Well, I’ll bet Betty was actually a really nice girl who was kinda insecure like all of us and let herself be swept away by media moguls who took advantage of an articulate, poised girl because who wouldn’t want to be plucked out of obscurity from Indiana and become a teen sensation?  And now her family is suffering watching her waste away with Alzheimer’s. And I’ve just earned a ticket to hell for mocking her. Well, nothing new here.


4 Responses to “Insufferable Girls of the 1950s”

  1. Wendy October 6, 2009 at 10:06 am #

    “She entertains young fans at Coke-and-cookie parties in her own penthouse studio located in New York City”–

    DO I SENSE A THEME PARTY IN OUR FUTURE? (also, what does it say about ME that my typing fingers automatically capitalized the P in Penthouse? I’ll join you in hell, miss.)

  2. Melody October 6, 2009 at 11:05 am #

    Why, just yesterday I described myself as a whirlwind whilst converting the sk8rbois into MHL readers, dusting the azaleas, teaching the cat to ice skate and satisfying my thirst for knowledge at the well of iniquity. Simultaneously, natch.

  3. Kelly October 6, 2009 at 11:35 am #

    She was voted most popular girl in her class in HAMMOND INDIANA? There’s your problem right there.

    Maybe it’s because I spent all day Saturday in Youth Protection Training, but the Coke-and-Cookie parties in the penthouse raised some red flags for me.

  4. Devin October 6, 2009 at 12:31 pm #

    Well, what could be more collegial and less patronizing than a self-assumed title of “Big Sister?” To both America and Japan, no less. Ah, what a burden she must have shouldered.

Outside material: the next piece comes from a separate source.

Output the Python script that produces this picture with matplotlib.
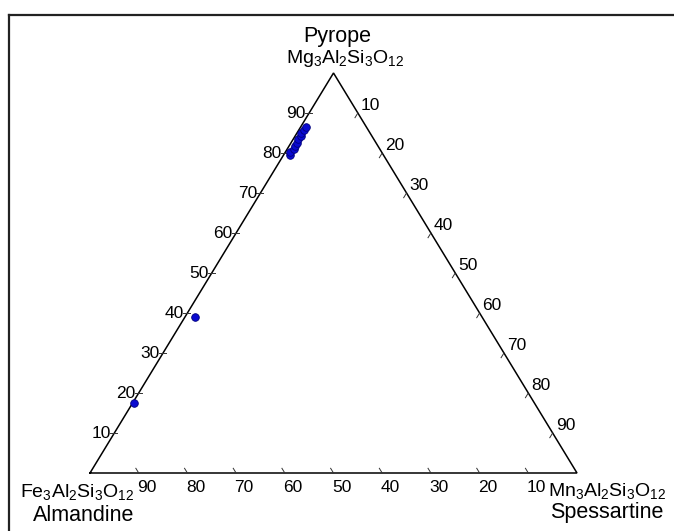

    btw, I love that she’s sitting in a “Japanese-style house” in Tokyo. Really? They have those there?

    Also, I saw an earlier(1920’s) version of this sort of book at a friend’s grandparents’ house this summer. They had similar depictions of little boys and girls all over the world, and yet Africa was somehow absent from the world tour. It was *shocking* to see such an oversight on the part of the authors & editors.